Very early in my career, I came to understand some very important aspects of teaching. I had to get the attention of my students, keep their attention by making what I had to say interesting and understandable, and I had to give them reason to remember what I shared with them.

As a reading teacher, I became very good at convincing my most reluctant students to read just about anything. The greater challenge came in convincing them to approach their textbooks with the same enthusiasm. I sympathized with them because I know that actually applying what we learn can be extremely difficult in this world of ours.
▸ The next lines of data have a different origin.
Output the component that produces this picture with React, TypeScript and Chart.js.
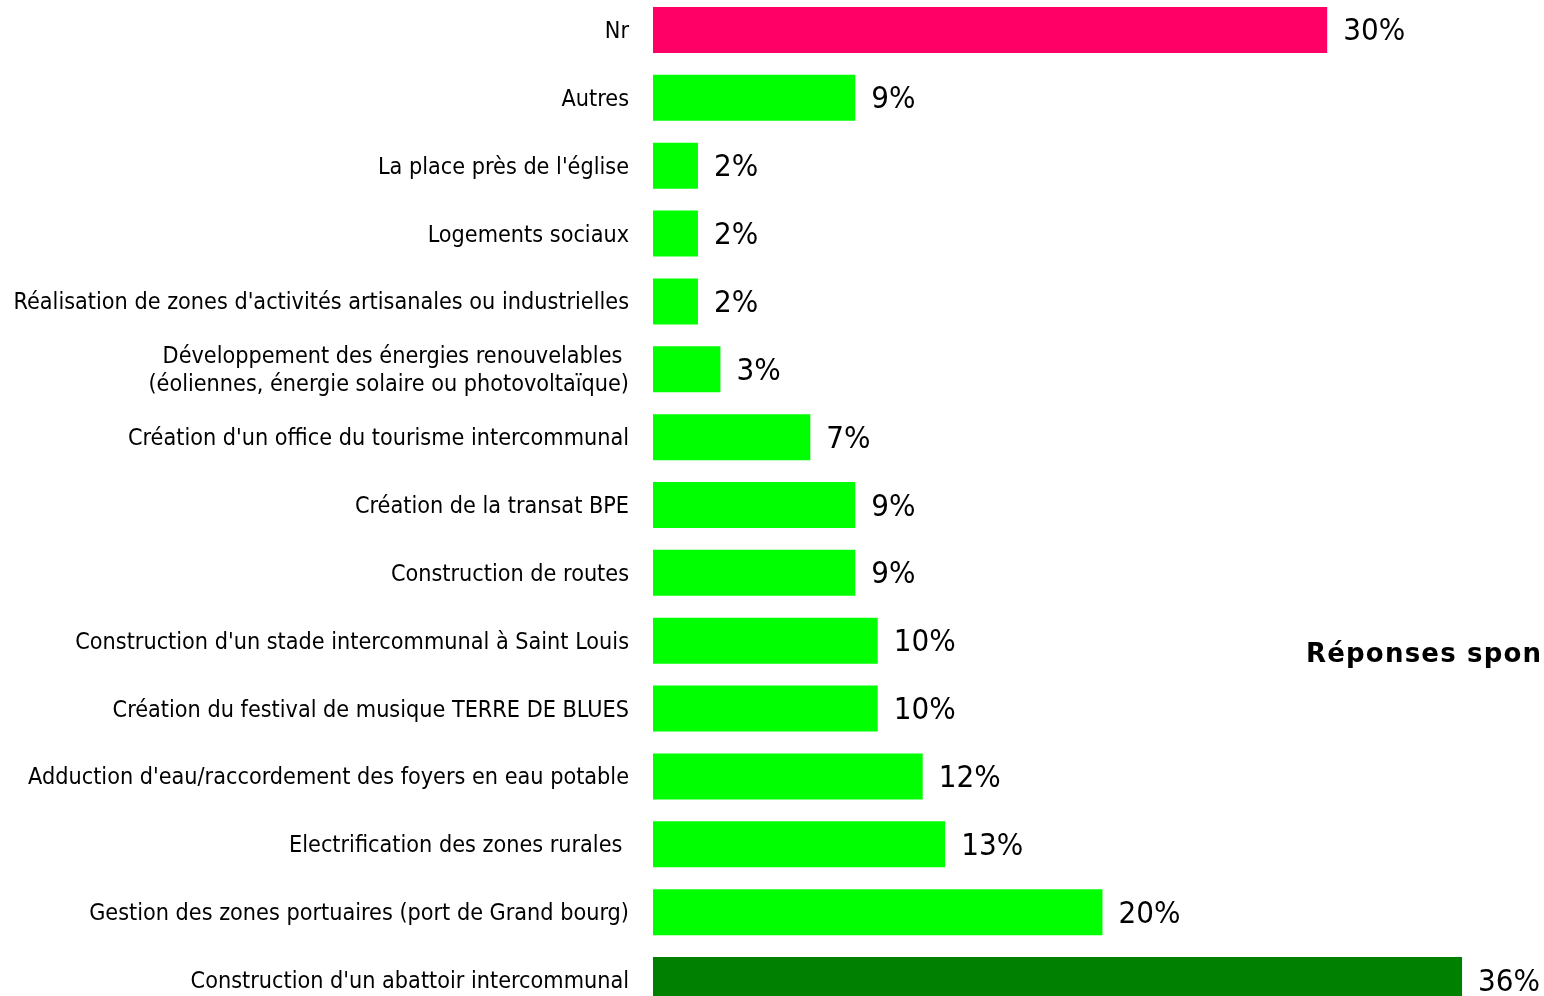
import React, { useEffect, useRef } from "react";
import { Chart, registerables } from "chart.js";

Chart.register(...registerables);

const categories: (string | string[])[] = [
  "Nr",
  "Autres",
  "La place près de l'église",
  "Logements sociaux",
  "Réalisation de zones d'activités artisanales ou industrielles",
  ["Développement des énergies renouvelables ", "(éoliennes, énergie solaire ou photovoltaïque)"],
  "Création d'un office du tourisme intercommunal",
  "Création de la transat BPE",
  "Construction de routes",
  "Construction d'un stade intercommunal à Saint Louis",
  "Création du festival de musique TERRE DE BLUES",
  "Adduction d'eau/raccordement des foyers en eau potable",
  "Electrification des zones rurales ",
  "Gestion des zones portuaires (port de Grand bourg)",
  "Construction d'un abattoir intercommunal",
];

const values: number[] = [30, 9, 2, 2, 2, 3, 7, 9, 9, 10, 10, 12, 13, 20, 36];

const barColors: string[] = [
  "#FF0066",
  "#00FF00", "#00FF00", "#00FF00", "#00FF00", "#00FF00", "#00FF00", "#00FF00",
  "#00FF00", "#00FF00", "#00FF00", "#00FF00", "#00FF00", "#00FF00",
  "#008000",
];

const sideTitle = "Réponses spon";

const FONT = "'DejaVu Sans Condensed', 'DejaVu Sans', sans-serif";
const CANVAS_OFFSET = 4.2;

const valueLabelPlugin = {
  id: "valueLabels",
  afterDatasetsDraw(chart: any) {
    const ctx = chart.ctx;
    const meta = chart.getDatasetMeta(0);
    ctx.save();
    ctx.font = `31px ${FONT}`;
    ctx.fillStyle = "#000000";
    ctx.textAlign = "left";
    ctx.textBaseline = "middle";
    meta.data.forEach((bar: any, i: number) => {
      ctx.fillText(`${values[i]}%`, bar.x + 16, bar.y + 2.5);
    });
    ctx.restore();
  },
};

const sideTitlePlugin = {
  id: "sideTitle",
  afterDraw(chart: any) {
    const ctx = chart.ctx;
    ctx.save();
    ctx.font = `bold 26px 'DejaVu Sans', sans-serif`;
    try {
      (ctx as any).letterSpacing = "1.2px";
    } catch (e) {}
    ctx.fillStyle = "#000000";
    ctx.textAlign = "left";
    ctx.textBaseline = "alphabetic";
    ctx.fillText(sideTitle, 1306, 661.5 + CANVAS_OFFSET);
    ctx.restore();
  },
};

export default function App() {
  const ref = useRef<HTMLCanvasElement | null>(null);

  useEffect(() => {
    if (!ref.current) return;
    const chart = new Chart(ref.current, {
      type: "bar",
      data: {
        labels: categories as any,
        datasets: [
          {
            data: values,
            backgroundColor: barColors,
            borderWidth: 0,
            barPercentage: 0.678,
            categoryPercentage: 1,
          },
        ],
      },
      options: {
        indexAxis: "y",
        responsive: false,
        animation: false,
        maintainAspectRatio: false,
        layout: { padding: { left: 0, right: 37, top: 0, bottom: 0 } },
        plugins: {
          legend: { display: false },
          tooltip: { enabled: false },
          title: { display: false },
        },
        scales: {
          x: {
            display: false,
            min: 0,
            max: 38,
          },
          y: {
            grid: { display: false, drawTicks: false },
            border: { display: false },
            ticks: {
              color: "#000000",
              padding: 24,
              labelOffset: 2,
              font: { family: FONT, size: 23.2, lineHeight: 1.21 },
            },
            afterFit(scale: any) {
              scale.width = 653;
              scale.paddingTop = 0;
              scale.paddingBottom = 0;
            },
          },
        },
      },
      plugins: [valueLabelPlugin, sideTitlePlugin],
    });
    return () => chart.destroy();
  }, []);

  return (
    <div
      style={{
        position: "absolute",
        left: 0,
        top: 0,
        width: 1544,
        height: 996,
        overflow: "hidden",
        background: "#ffffff",
      }}
    >
      <canvas
        ref={ref}
        width={1544}
        height={1018}
        style={{ position: "absolute", left: 0, top: -CANVAS_OFFSET, width: 1544, height: 1018 }}
      />
    </div>
  );
}
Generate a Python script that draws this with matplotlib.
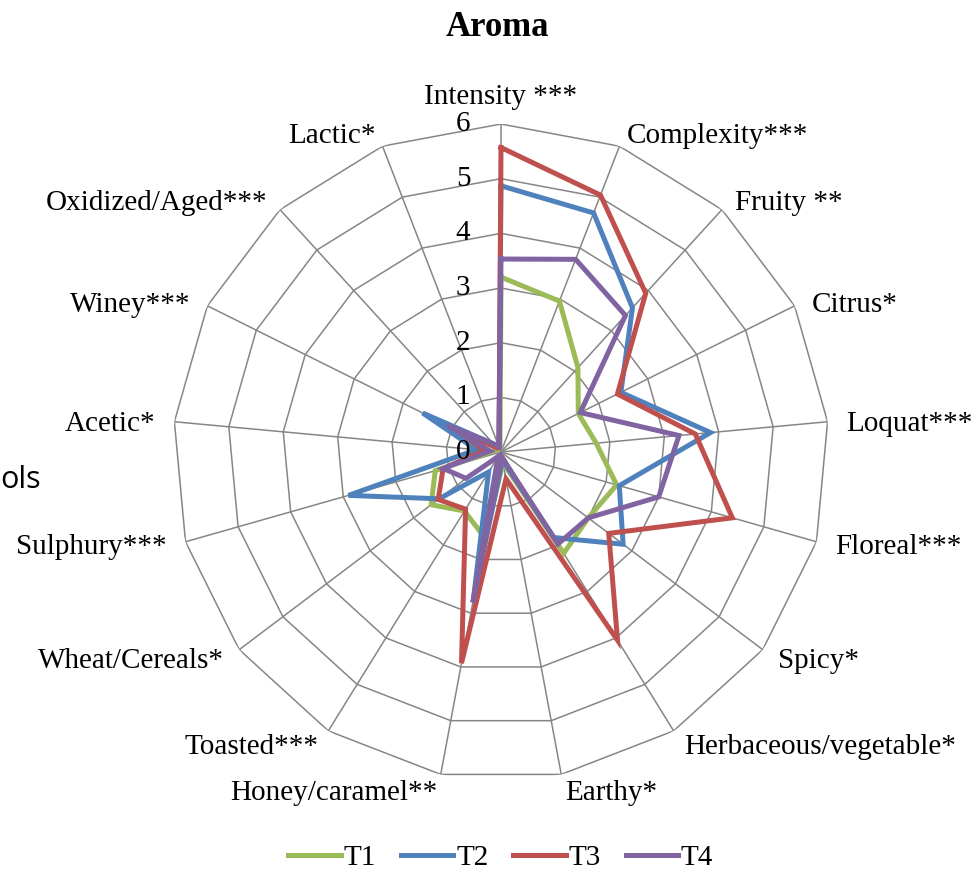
import numpy as np
import matplotlib
matplotlib.use("Agg")
import matplotlib.pyplot as plt

plt.rcParams['font.family'] = ['Liberation Serif', 'DejaVu Serif']

# attributes, clockwise from the top
categories = ["Intensity ***", "Complexity***", "Fruity **", "Citrus*", "Loquat***",
              "Floreal***", "Spicy*", "Herbaceous/vegetable*", "Earthy*", "Honey/caramel**",
              "Toasted***", "Wheat/Cereals*", "Sulphury***", "Acetic*", "Winey***",
              "Oxidized/Aged***", "Lactic*"]

T1 = [3.20, 2.96, 2.09, 1.58, 1.75, 2.20, 2.00, 2.18, 0.20, 1.60, 1.27, 1.60, 1.25, 0.15, 0.10, 0.05, 0.05]
T2 = [4.87, 4.69, 3.57, 2.45, 3.85, 2.25, 2.80, 1.84, 0.15, 2.75, 0.43, 1.42, 2.90, 0.45, 1.60, 0.20, 0.10]
T3 = [5.57, 5.04, 3.93, 2.38, 3.57, 4.40, 2.47, 4.05, 0.50, 3.93, 1.23, 1.44, 1.10, 0.30, 0.90, 0.10, 0.10]
T4 = [3.53, 3.78, 3.38, 1.62, 3.27, 3.00, 2.00, 1.98, 0.10, 2.80, 0.10, 0.80, 1.10, 0.20, 1.10, 0.20, 0.10]

series_names = ["T1", "T2", "T3", "T4"]
series_colors = ["#9BBB59", "#4F81BD", "#C0504D", "#8064A2"]
rings = [0, 1, 2, 3, 4, 5, 6]

n = len(categories)
theta = np.arange(n) * 2 * np.pi / n
theta_c = np.append(theta, theta[0])

fig = plt.figure(figsize=(9.76, 8.69), dpi=100)
ax = fig.add_axes([0.17725, 0.1024, 0.6721, 0.7549], projection='polar')
ax.set_theta_zero_location('N')
ax.set_theta_direction(-1)
ax.set_ylim(0, 6)
ax.grid(False)
ax.set_xticks([])
ax.set_yticks([])
ax.spines['polar'].set_visible(False)
ax.patch.set_visible(False)

gridcol = "#868686"
for v in rings[1:]:
    ax.plot(theta_c, [v] * (n + 1), color=gridcol, lw=1.1, zorder=1)
for t in theta:
    ax.plot([t, t], [0, 6], color=gridcol, lw=1.1, zorder=1)

for name, vals, col in zip(series_names, [T1, T2, T3, T4], series_colors):
    ax.plot(theta_c, vals + vals[:1], color=col, lw=3.6, label=name, zorder=3,
            solid_joinstyle='miter')

# category labels (upper ones sit a little lower, like Excel does)
for t, lab in zip(theta, categories):
    deg = np.degrees(t)
    c = np.cos(t)
    dy = -5.5 if c > 0.3 else (-3 if c > 0 else 0)
    if deg < 1:
        ax.annotate(lab, xy=(t, 6.5), ha='center', va='center', fontsize=21,
                    annotation_clip=False)
    elif deg < 180:
        ax.annotate(lab, xy=(t, 6.35), xytext=(0, dy), textcoords='offset points',
                    ha='left', va='center', fontsize=21, annotation_clip=False)
    else:
        ax.annotate(lab, xy=(t, 6.35), xytext=(0, dy), textcoords='offset points',
                    ha='right', va='center', fontsize=21, annotation_clip=False)

# radial value labels along the top spoke, drawn over the lines
for v in rings:
    ax.annotate(str(v), xy=(0, v), xytext=(-22, 0), textcoords='offset points',
                ha='right', va='center', fontsize=21, zorder=5, annotation_clip=False)

fig.text(0.51, 0.968, "Aroma", ha='center', va='center', fontsize=25, fontweight='bold')
fig.text(0.0, 0.448, "ols", ha='left', va='center', fontsize=22, family=['Open Sans', 'DejaVu Sans'])

handles, labels = ax.get_legend_handles_labels()
fig.legend(handles, labels, loc='center', bbox_to_anchor=(0.513, 0.013), ncol=4,
           frameon=False, fontsize=21, handlelength=1.8, handletextpad=0.1,
           columnspacing=0.85)

fig.savefig("out.png", dpi=100)
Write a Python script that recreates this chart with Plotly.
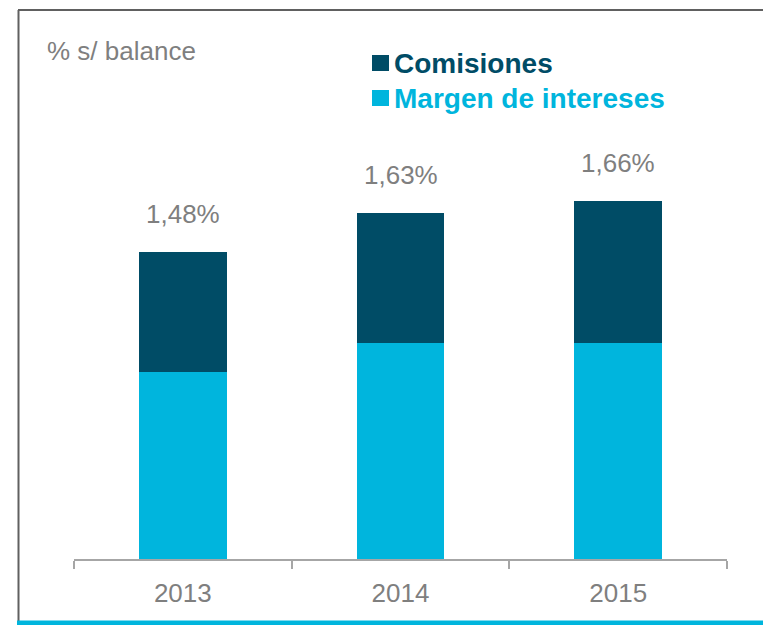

When I prepare these reflections, I suppose I’m teaching in a way. I sometimes wonder if I’m being too redundant. Do I touch upon the topic of God’s love too often? The answer to this question came before I finished typing it. I don’t think any of us can hear too much regarding God’s love. When I doubt that I’m loved by those around me, I remember that God is also around me and my doubt is dispelled. Regardless of who else is in the crowd, God watches over me. When I doubt that I can possibly be forgiven, the world’s response to my guilt doesn’t matter. God always looks beyond what I have done to embrace me and to encourage me to be begin anew. No, I don’t think any of us can hear -or read- too much about God’s love. God’s love is what makes this life do-able.

Loving God, thank you for loving us so completely, no matter what!